The friend, who had offered to stay and confront Oscar before Alina told him not to, had already shifted back into drive on the roadway and was completely oblivious, she said.
But she saw the gun, Alina recalled, and she ran.
A single shot sounded, court documents say.
Oscar emerged from the building, caught up to Alina and tried to drag her back into the house, she said. That’s a detail that didn’t make it into the affidavit because, according to her, she was stress-fried when she gave her police interview.
Alina kicked Oscar away and fled for an irrigation ditch behind a tree line. She believes Oscar lost sight of her as she hunkered into the running water.
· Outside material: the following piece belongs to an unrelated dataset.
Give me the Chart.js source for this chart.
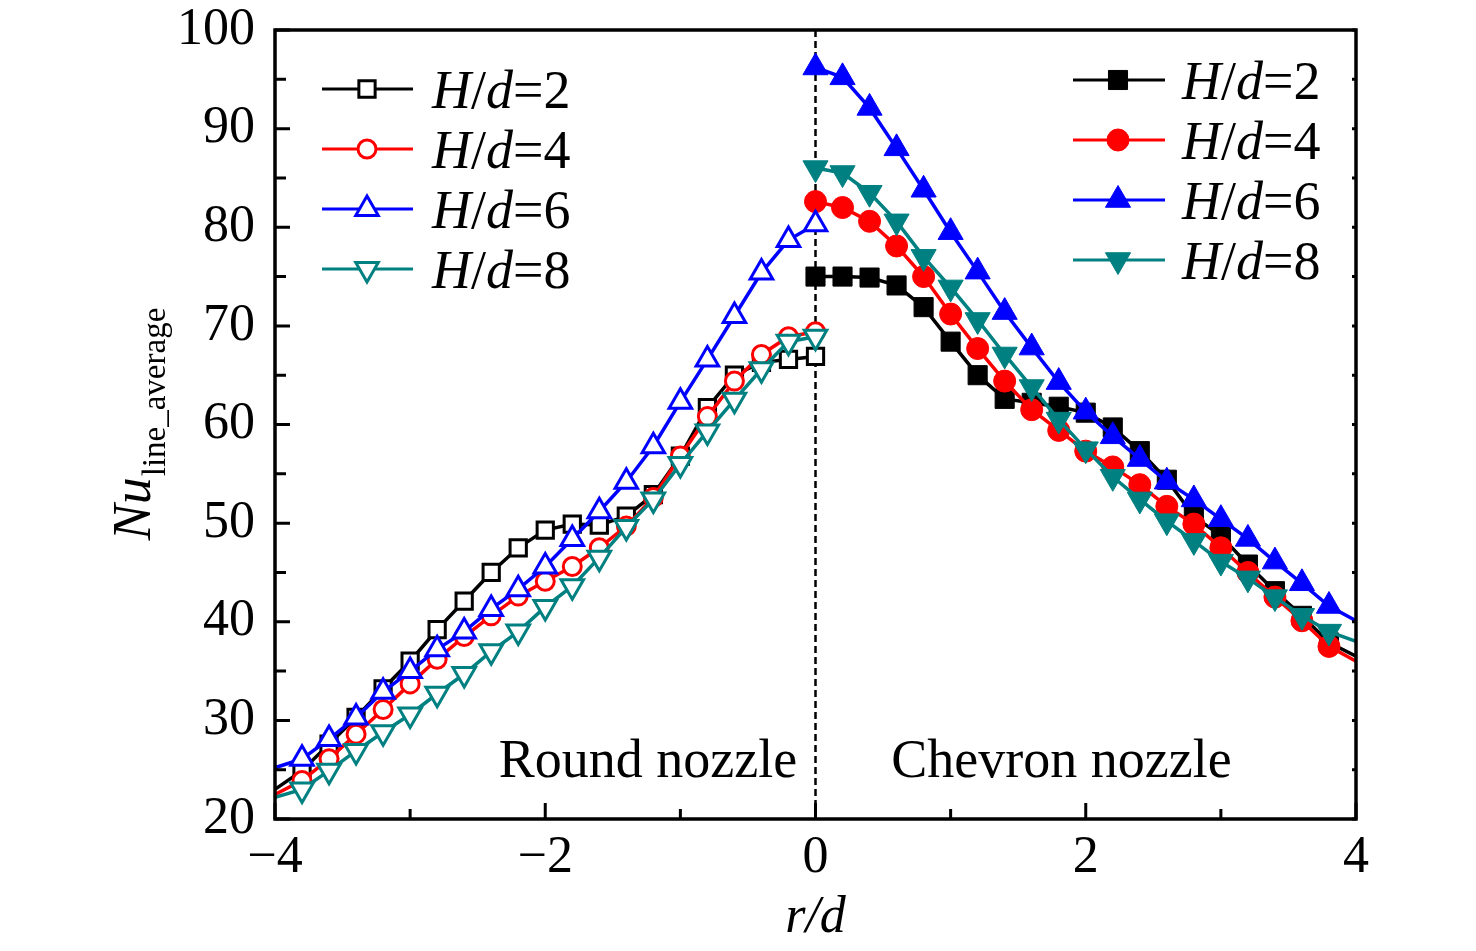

On The Other Side Of The Door
Later, she noticed his truck lurking in the area as if he were searching for her. Once she lost sight of it she ran back to her apartment, locked her metal door and spoke with a 911 emergency dispatcher. Through the window, she watched the truck creep back toward the apartment, she said.
Though he still had a key somewhere, Alina said, Oscar was yelling, tugging and pounding at the door, demanding to talk to her.
“He’s on the other side of the door,” Alina told 911, she recalled, weeping. “He’s going to get through this f***ing door.”
Just then, Sheridan County Sheriff’s deputies converged on the home, found Oscar outside and confronted him before arresting him, Alina said.
Sheridan County Sheriff's Deputy Shaun Pushcar unholstered his gun and had it at the low ready position for about 12 seconds, but didn't hold Oscar at gunpoint, Sheridan County Sheriff Levi Dominguez confirmed to Cowboy State Daily on Wednesday, after reviewing body camera footage of the event.
Oscar told deputies he didn’t mean to fire the gun, says the affidavit.